[Plotting code records]
╔══

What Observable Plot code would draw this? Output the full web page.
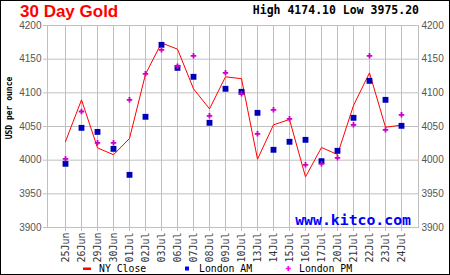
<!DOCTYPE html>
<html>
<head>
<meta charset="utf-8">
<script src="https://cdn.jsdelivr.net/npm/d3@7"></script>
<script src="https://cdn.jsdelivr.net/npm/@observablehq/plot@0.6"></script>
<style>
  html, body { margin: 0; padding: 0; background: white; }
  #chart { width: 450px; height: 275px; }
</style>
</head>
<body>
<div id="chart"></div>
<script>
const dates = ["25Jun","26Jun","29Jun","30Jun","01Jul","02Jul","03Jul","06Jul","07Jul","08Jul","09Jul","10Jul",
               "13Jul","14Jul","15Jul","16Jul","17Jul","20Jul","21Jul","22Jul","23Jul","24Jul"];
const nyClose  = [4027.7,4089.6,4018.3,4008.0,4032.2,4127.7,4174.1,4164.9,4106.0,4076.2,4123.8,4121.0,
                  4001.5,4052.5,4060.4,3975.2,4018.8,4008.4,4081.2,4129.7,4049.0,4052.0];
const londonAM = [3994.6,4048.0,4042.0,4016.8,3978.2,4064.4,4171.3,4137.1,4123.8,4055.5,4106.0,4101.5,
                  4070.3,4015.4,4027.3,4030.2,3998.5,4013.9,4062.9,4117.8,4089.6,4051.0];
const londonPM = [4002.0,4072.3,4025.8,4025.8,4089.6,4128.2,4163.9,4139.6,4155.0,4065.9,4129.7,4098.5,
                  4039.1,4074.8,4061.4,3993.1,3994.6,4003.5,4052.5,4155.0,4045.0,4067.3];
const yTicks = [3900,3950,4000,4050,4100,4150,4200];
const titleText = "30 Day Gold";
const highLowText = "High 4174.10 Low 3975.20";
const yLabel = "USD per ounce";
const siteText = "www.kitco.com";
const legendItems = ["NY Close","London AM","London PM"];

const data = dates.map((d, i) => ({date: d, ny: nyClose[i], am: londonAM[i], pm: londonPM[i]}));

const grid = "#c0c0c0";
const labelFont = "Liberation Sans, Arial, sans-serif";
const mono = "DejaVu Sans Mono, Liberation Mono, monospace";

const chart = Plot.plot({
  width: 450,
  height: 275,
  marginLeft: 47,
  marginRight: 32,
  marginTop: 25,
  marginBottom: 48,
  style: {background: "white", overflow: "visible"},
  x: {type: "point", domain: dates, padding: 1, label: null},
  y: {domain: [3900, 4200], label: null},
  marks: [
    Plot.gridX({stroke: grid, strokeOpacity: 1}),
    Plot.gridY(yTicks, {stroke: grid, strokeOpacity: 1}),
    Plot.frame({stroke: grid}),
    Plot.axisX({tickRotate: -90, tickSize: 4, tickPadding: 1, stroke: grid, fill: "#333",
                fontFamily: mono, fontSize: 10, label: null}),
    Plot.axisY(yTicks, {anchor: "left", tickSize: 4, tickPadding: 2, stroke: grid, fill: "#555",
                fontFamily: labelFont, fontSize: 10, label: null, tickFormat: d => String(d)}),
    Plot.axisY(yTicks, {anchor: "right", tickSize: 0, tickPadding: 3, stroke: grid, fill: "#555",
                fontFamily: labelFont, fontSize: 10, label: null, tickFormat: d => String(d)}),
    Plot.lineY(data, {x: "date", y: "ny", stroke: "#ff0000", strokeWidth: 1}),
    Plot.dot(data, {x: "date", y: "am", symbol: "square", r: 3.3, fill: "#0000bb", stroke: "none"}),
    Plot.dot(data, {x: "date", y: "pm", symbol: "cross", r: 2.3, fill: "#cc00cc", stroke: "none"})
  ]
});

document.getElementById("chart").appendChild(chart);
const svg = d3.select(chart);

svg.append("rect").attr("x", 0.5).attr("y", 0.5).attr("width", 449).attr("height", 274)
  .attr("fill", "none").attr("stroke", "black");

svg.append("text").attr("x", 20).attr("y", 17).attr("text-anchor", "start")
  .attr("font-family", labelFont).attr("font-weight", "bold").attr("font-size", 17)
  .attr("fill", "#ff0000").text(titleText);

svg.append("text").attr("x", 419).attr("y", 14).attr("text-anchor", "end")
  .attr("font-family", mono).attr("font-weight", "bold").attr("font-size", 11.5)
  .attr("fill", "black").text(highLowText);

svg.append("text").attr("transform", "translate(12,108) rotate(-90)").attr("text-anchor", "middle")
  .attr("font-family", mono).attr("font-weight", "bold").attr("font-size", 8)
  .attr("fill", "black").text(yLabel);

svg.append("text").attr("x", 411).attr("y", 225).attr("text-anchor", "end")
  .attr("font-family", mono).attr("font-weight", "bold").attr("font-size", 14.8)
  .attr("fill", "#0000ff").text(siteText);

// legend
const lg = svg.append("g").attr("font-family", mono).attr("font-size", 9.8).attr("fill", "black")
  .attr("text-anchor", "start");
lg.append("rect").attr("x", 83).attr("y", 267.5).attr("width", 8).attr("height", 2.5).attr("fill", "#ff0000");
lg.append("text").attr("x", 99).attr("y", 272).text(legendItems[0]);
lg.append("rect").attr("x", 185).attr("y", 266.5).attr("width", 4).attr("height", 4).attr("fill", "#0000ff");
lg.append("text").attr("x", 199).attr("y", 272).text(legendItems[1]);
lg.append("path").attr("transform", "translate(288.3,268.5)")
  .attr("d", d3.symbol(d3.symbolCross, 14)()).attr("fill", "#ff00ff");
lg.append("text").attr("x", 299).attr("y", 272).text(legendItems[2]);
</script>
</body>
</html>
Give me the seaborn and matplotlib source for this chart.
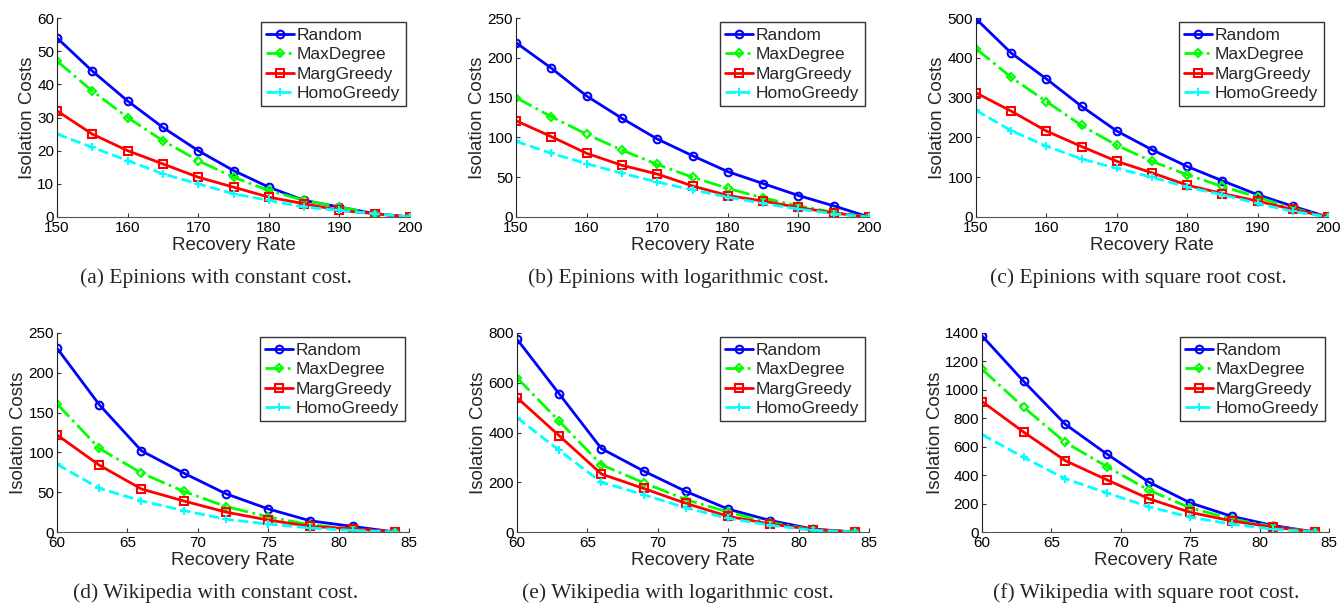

╚══

— PROBLEM DESCRIPTION —
Take the data above and repeat it exactly, leaving each picture out.

— SOLUTION FOR THIS EXERCISE —
What Observable Plot code would draw this? Output the full web page.
<!DOCTYPE html>
<html>
<head>
<meta charset="utf-8">
<script src="https://cdn.jsdelivr.net/npm/d3@7"></script>
<script src="https://cdn.jsdelivr.net/npm/@observablehq/plot@0.6"></script>
<style>
  html, body { margin: 0; padding: 0; background: white; }
  #chart { width: 450px; height: 275px; }
</style>
</head>
<body>
<div id="chart"></div>
<script>
const dates = ["25Jun","26Jun","29Jun","30Jun","01Jul","02Jul","03Jul","06Jul","07Jul","08Jul","09Jul","10Jul",
               "13Jul","14Jul","15Jul","16Jul","17Jul","20Jul","21Jul","22Jul","23Jul","24Jul"];
const nyClose  = [4027.7,4089.6,4018.3,4008.0,4032.2,4127.7,4174.1,4164.9,4106.0,4076.2,4123.8,4121.0,
                  4001.5,4052.5,4060.4,3975.2,4018.8,4008.4,4081.2,4129.7,4049.0,4052.0];
const londonAM = [3994.6,4048.0,4042.0,4016.8,3978.2,4064.4,4171.3,4137.1,4123.8,4055.5,4106.0,4101.5,
                  4070.3,4015.4,4027.3,4030.2,3998.5,4013.9,4062.9,4117.8,4089.6,4051.0];
const londonPM = [4002.0,4072.3,4025.8,4025.8,4089.6,4128.2,4163.9,4139.6,4155.0,4065.9,4129.7,4098.5,
                  4039.1,4074.8,4061.4,3993.1,3994.6,4003.5,4052.5,4155.0,4045.0,4067.3];
const yTicks = [3900,3950,4000,4050,4100,4150,4200];
const titleText = "30 Day Gold";
const highLowText = "High 4174.10 Low 3975.20";
const yLabel = "USD per ounce";
const siteText = "www.kitco.com";
const legendItems = ["NY Close","London AM","London PM"];

const data = dates.map((d, i) => ({date: d, ny: nyClose[i], am: londonAM[i], pm: londonPM[i]}));

const grid = "#c0c0c0";
const labelFont = "Liberation Sans, Arial, sans-serif";
const mono = "DejaVu Sans Mono, Liberation Mono, monospace";

const chart = Plot.plot({
  width: 450,
  height: 275,
  marginLeft: 47,
  marginRight: 32,
  marginTop: 25,
  marginBottom: 48,
  style: {background: "white", overflow: "visible"},
  x: {type: "point", domain: dates, padding: 1, label: null},
  y: {domain: [3900, 4200], label: null},
  marks: [
    Plot.gridX({stroke: grid, strokeOpacity: 1}),
    Plot.gridY(yTicks, {stroke: grid, strokeOpacity: 1}),
    Plot.frame({stroke: grid}),
    Plot.axisX({tickRotate: -90, tickSize: 4, tickPadding: 1, stroke: grid, fill: "#333",
                fontFamily: mono, fontSize: 10, label: null}),
    Plot.axisY(yTicks, {anchor: "left", tickSize: 4, tickPadding: 2, stroke: grid, fill: "#555",
                fontFamily: labelFont, fontSize: 10, label: null, tickFormat: d => String(d)}),
    Plot.axisY(yTicks, {anchor: "right", tickSize: 0, tickPadding: 3, stroke: grid, fill: "#555",
                fontFamily: labelFont, fontSize: 10, label: null, tickFormat: d => String(d)}),
    Plot.lineY(data, {x: "date", y: "ny", stroke: "#ff0000", strokeWidth: 1}),
    Plot.dot(data, {x: "date", y: "am", symbol: "square", r: 3.3, fill: "#0000bb", stroke: "none"}),
    Plot.dot(data, {x: "date", y: "pm", symbol: "cross", r: 2.3, fill: "#cc00cc", stroke: "none"})
  ]
});

document.getElementById("chart").appendChild(chart);
const svg = d3.select(chart);

svg.append("rect").attr("x", 0.5).attr("y", 0.5).attr("width", 449).attr("height", 274)
  .attr("fill", "none").attr("stroke", "black");

svg.append("text").attr("x", 20).attr("y", 17).attr("text-anchor", "start")
  .attr("font-family", labelFont).attr("font-weight", "bold").attr("font-size", 17)
  .attr("fill", "#ff0000").text(titleText);

svg.append("text").attr("x", 419).attr("y", 14).attr("text-anchor", "end")
  .attr("font-family", mono).attr("font-weight", "bold").attr("font-size", 11.5)
  .attr("fill", "black").text(highLowText);

svg.append("text").attr("transform", "translate(12,108) rotate(-90)").attr("text-anchor", "middle")
  .attr("font-family", mono).attr("font-weight", "bold").attr("font-size", 8)
  .attr("fill", "black").text(yLabel);

svg.append("text").attr("x", 411).attr("y", 225).attr("text-anchor", "end")
  .attr("font-family", mono).attr("font-weight", "bold").attr("font-size", 14.8)
  .attr("fill", "#0000ff").text(siteText);

// legend
const lg = svg.append("g").attr("font-family", mono).attr("font-size", 9.8).attr("fill", "black")
  .attr("text-anchor", "start");
lg.append("rect").attr("x", 83).attr("y", 267.5).attr("width", 8).attr("height", 2.5).attr("fill", "#ff0000");
lg.append("text").attr("x", 99).attr("y", 272).text(legendItems[0]);
lg.append("rect").attr("x", 185).attr("y", 266.5).attr("width", 4).attr("height", 4).attr("fill", "#0000ff");
lg.append("text").attr("x", 199).attr("y", 272).text(legendItems[1]);
lg.append("path").attr("transform", "translate(288.3,268.5)")
  .attr("d", d3.symbol(d3.symbolCross, 14)()).attr("fill", "#ff00ff");
lg.append("text").attr("x", 299).attr("y", 272).text(legendItems[2]);
</script>
</body>
</html>
Give me the seaborn and matplotlib source for this chart.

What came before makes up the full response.